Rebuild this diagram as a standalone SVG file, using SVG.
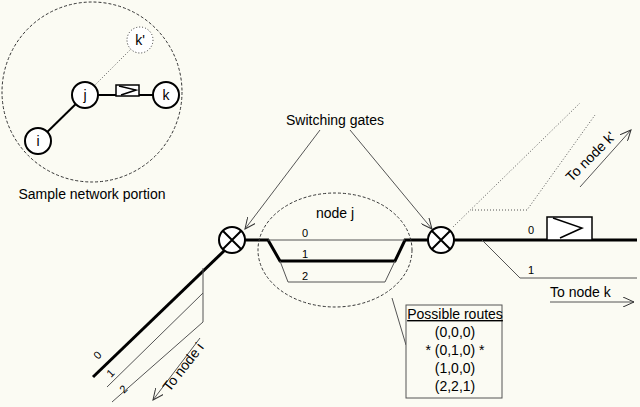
<svg xmlns="http://www.w3.org/2000/svg" width="640" height="407" viewBox="0 0 640 407">
<defs>
<style>
text{font-family:"Liberation Sans",Arial,sans-serif;font-size:14px;fill:#000}
.sm{font-size:11px}
.thick{stroke:#000;stroke-width:3;fill:none}
.thin{stroke:#555;stroke-width:1;fill:none}
.nd{fill:#fff;stroke:#000;stroke-width:2}
.dash{fill:none;stroke:#333;stroke-dasharray:3,2}
.dot{fill:none;stroke:#555;stroke-dasharray:1,2}
</style>
<marker id="oa" markerWidth="12" markerHeight="10" refX="11" refY="5" orient="auto" markerUnits="userSpaceOnUse"><path d="M0,0 L11,5 L0,10" fill="none" stroke="#333"/></marker>
</defs>
<rect width="640" height="407" fill="#fbfbf3"/>
<g id="sample">
<circle cx="92" cy="92" r="90" class="dash"/>
<line x1="38" y1="141" x2="85" y2="95" stroke="#000" stroke-width="2"/>
<line x1="85" y1="95" x2="140" y2="40" class="dot"/>
<line x1="85" y1="95" x2="166" y2="95" stroke="#000" stroke-width="2"/>
<rect x="116" y="85" width="23" height="11" fill="#fff" stroke="#000" stroke-width="1.5"/>
<path d="M119,86 L136,90 L121,95" fill="none" stroke="#000" stroke-width="1.5"/>
<circle cx="140" cy="40" r="13" fill="#fff" stroke="#333" stroke-dasharray="1,2"/>
<circle cx="85" cy="95" r="13" class="nd"/>
<circle cx="166" cy="95" r="13" class="nd"/>
<circle cx="38" cy="141" r="13" class="nd"/>
<text x="140" y="45" text-anchor="middle">k'</text>
<text x="85" y="100" text-anchor="middle">j</text>
<text x="166" y="100" text-anchor="middle">k</text>
<text x="38" y="146" text-anchor="middle">i</text>
<text x="92" y="199" text-anchor="middle">Sample network portion</text>
</g>
<g id="connectors">
<line x1="93" y1="377" x2="225" y2="250" class="thick"/>
<path d="M107,387 L203,293" class="thin"/>
<path d="M112,402 L203,322 L203,268" class="thin"/>
<line x1="200" y1="338" x2="153" y2="400" class="thin" marker-end="url(#oa)"/>
<path d="M245,240 L268,240 L280,261 L395,261 L405,240 L428,240" class="thick"/>
<path d="M268,240 L405,240" class="thin"/>
<path d="M280,261 L288,282 L385,282 L395,261" class="thin"/>
<path d="M454,240 L637,240" class="thick"/>
<path d="M482,240 L520,278 L637,278" class="thin"/>
<path d="M453,227 L580,103" class="dot"/>
<path d="M472,210 L527,210 L595,115" class="dot"/>
<line x1="580" y1="187" x2="631" y2="130" class="thin" marker-end="url(#oa)"/>
<line x1="550" y1="302" x2="634" y2="302" class="thin" marker-end="url(#oa)"/>
<line x1="320" y1="130" x2="245" y2="229" class="thin" marker-end="url(#oa)"/>
<line x1="350" y1="130" x2="432" y2="229" class="thin" marker-end="url(#oa)"/>
<line x1="406" y1="345" x2="392" y2="298" class="thin"/>
</g>
<g id="nodej">
<ellipse cx="335" cy="250" rx="77" ry="57" class="dash"/>
<text x="335" y="218" text-anchor="middle">node j</text>
<text x="302" y="237" class="sm">0</text>
<text x="302" y="258" class="sm">1</text>
<text x="302" y="280" class="sm">2</text>
</g>
<g id="gate-left">
<circle cx="232" cy="240" r="13" class="nd"/>
<path d="M223,231 L241,249 M241,231 L223,249" stroke="#000" stroke-width="2"/>
</g>
<g id="gate-right">
<circle cx="441" cy="240" r="13" class="nd"/>
<path d="M432,231 L450,249 M450,231 L432,249" stroke="#000" stroke-width="2"/>
</g>
<g id="buffer">
<rect x="547" y="217" width="45" height="23" fill="#fff" stroke="#000" stroke-width="1.5"/>
<path d="M553,218 L582,228 L560,238" fill="none" stroke="#000" stroke-width="1.5"/>
<text x="528" y="234" class="sm">0</text>
<text x="528" y="274" class="sm">1</text>
</g>
<g id="labels">
<text x="335" y="125" text-anchor="middle">Switching gates</text>
<text x="550" y="297">To node k</text>
<text transform="translate(594,160) rotate(-45)" text-anchor="middle">To node k'</text>
<text transform="translate(187,370) rotate(-52)" text-anchor="middle">To node i</text>
<text transform="translate(98,360) rotate(-45)" class="sm">0</text>
<text transform="translate(111,378) rotate(-45)" class="sm">1</text>
<text transform="translate(124,394) rotate(-45)" class="sm">2</text>
</g>
<g id="routes">
<rect x="406" y="305" width="96" height="93" fill="#fbfbf3" stroke="#555"/>
<text x="455" y="319" text-anchor="middle" text-decoration="underline">Possible routes</text>
<text x="455" y="337" text-anchor="middle">(0,0,0)</text>
<text x="455" y="355" text-anchor="middle">* (0,1,0) *</text>
<text x="455" y="373" text-anchor="middle">(1,0,0)</text>
<text x="455" y="391" text-anchor="middle">(2,2,1)</text>
</g>
</svg>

# WHAT YOU WILL DO:
Your task is to reproduce all of the material exactly. The pictures stay out.

# EXERCISE RESPONSE:
Rebuild this diagram as a standalone SVG file, using SVG.
<svg xmlns="http://www.w3.org/2000/svg" width="640" height="407" viewBox="0 0 640 407">
<defs>
<style>
text{font-family:"Liberation Sans",Arial,sans-serif;font-size:14px;fill:#000}
.sm{font-size:11px}
.thick{stroke:#000;stroke-width:3;fill:none}
.thin{stroke:#555;stroke-width:1;fill:none}
.nd{fill:#fff;stroke:#000;stroke-width:2}
.dash{fill:none;stroke:#333;stroke-dasharray:3,2}
.dot{fill:none;stroke:#555;stroke-dasharray:1,2}
</style>
<marker id="oa" markerWidth="12" markerHeight="10" refX="11" refY="5" orient="auto" markerUnits="userSpaceOnUse"><path d="M0,0 L11,5 L0,10" fill="none" stroke="#333"/></marker>
</defs>
<rect width="640" height="407" fill="#fbfbf3"/>
<g id="sample">
<circle cx="92" cy="92" r="90" class="dash"/>
<line x1="38" y1="141" x2="85" y2="95" stroke="#000" stroke-width="2"/>
<line x1="85" y1="95" x2="140" y2="40" class="dot"/>
<line x1="85" y1="95" x2="166" y2="95" stroke="#000" stroke-width="2"/>
<rect x="116" y="85" width="23" height="11" fill="#fff" stroke="#000" stroke-width="1.5"/>
<path d="M119,86 L136,90 L121,95" fill="none" stroke="#000" stroke-width="1.5"/>
<circle cx="140" cy="40" r="13" fill="#fff" stroke="#333" stroke-dasharray="1,2"/>
<circle cx="85" cy="95" r="13" class="nd"/>
<circle cx="166" cy="95" r="13" class="nd"/>
<circle cx="38" cy="141" r="13" class="nd"/>
<text x="140" y="45" text-anchor="middle">k'</text>
<text x="85" y="100" text-anchor="middle">j</text>
<text x="166" y="100" text-anchor="middle">k</text>
<text x="38" y="146" text-anchor="middle">i</text>
<text x="92" y="199" text-anchor="middle">Sample network portion</text>
</g>
<g id="connectors">
<line x1="93" y1="377" x2="225" y2="250" class="thick"/>
<path d="M107,387 L203,293" class="thin"/>
<path d="M112,402 L203,322 L203,268" class="thin"/>
<line x1="200" y1="338" x2="153" y2="400" class="thin" marker-end="url(#oa)"/>
<path d="M245,240 L268,240 L280,261 L395,261 L405,240 L428,240" class="thick"/>
<path d="M268,240 L405,240" class="thin"/>
<path d="M280,261 L288,282 L385,282 L395,261" class="thin"/>
<path d="M454,240 L637,240" class="thick"/>
<path d="M482,240 L520,278 L637,278" class="thin"/>
<path d="M453,227 L580,103" class="dot"/>
<path d="M472,210 L527,210 L595,115" class="dot"/>
<line x1="580" y1="187" x2="631" y2="130" class="thin" marker-end="url(#oa)"/>
<line x1="550" y1="302" x2="634" y2="302" class="thin" marker-end="url(#oa)"/>
<line x1="320" y1="130" x2="245" y2="229" class="thin" marker-end="url(#oa)"/>
<line x1="350" y1="130" x2="432" y2="229" class="thin" marker-end="url(#oa)"/>
<line x1="406" y1="345" x2="392" y2="298" class="thin"/>
</g>
<g id="nodej">
<ellipse cx="335" cy="250" rx="77" ry="57" class="dash"/>
<text x="335" y="218" text-anchor="middle">node j</text>
<text x="302" y="237" class="sm">0</text>
<text x="302" y="258" class="sm">1</text>
<text x="302" y="280" class="sm">2</text>
</g>
<g id="gate-left">
<circle cx="232" cy="240" r="13" class="nd"/>
<path d="M223,231 L241,249 M241,231 L223,249" stroke="#000" stroke-width="2"/>
</g>
<g id="gate-right">
<circle cx="441" cy="240" r="13" class="nd"/>
<path d="M432,231 L450,249 M450,231 L432,249" stroke="#000" stroke-width="2"/>
</g>
<g id="buffer">
<rect x="547" y="217" width="45" height="23" fill="#fff" stroke="#000" stroke-width="1.5"/>
<path d="M553,218 L582,228 L560,238" fill="none" stroke="#000" stroke-width="1.5"/>
<text x="528" y="234" class="sm">0</text>
<text x="528" y="274" class="sm">1</text>
</g>
<g id="labels">
<text x="335" y="125" text-anchor="middle">Switching gates</text>
<text x="550" y="297">To node k</text>
<text transform="translate(594,160) rotate(-45)" text-anchor="middle">To node k'</text>
<text transform="translate(187,370) rotate(-52)" text-anchor="middle">To node i</text>
<text transform="translate(98,360) rotate(-45)" class="sm">0</text>
<text transform="translate(111,378) rotate(-45)" class="sm">1</text>
<text transform="translate(124,394) rotate(-45)" class="sm">2</text>
</g>
<g id="routes">
<rect x="406" y="305" width="96" height="93" fill="#fbfbf3" stroke="#555"/>
<text x="455" y="319" text-anchor="middle" text-decoration="underline">Possible routes</text>
<text x="455" y="337" text-anchor="middle">(0,0,0)</text>
<text x="455" y="355" text-anchor="middle">* (0,1,0) *</text>
<text x="455" y="373" text-anchor="middle">(1,0,0)</text>
<text x="455" y="391" text-anchor="middle">(2,2,1)</text>
</g>
</svg>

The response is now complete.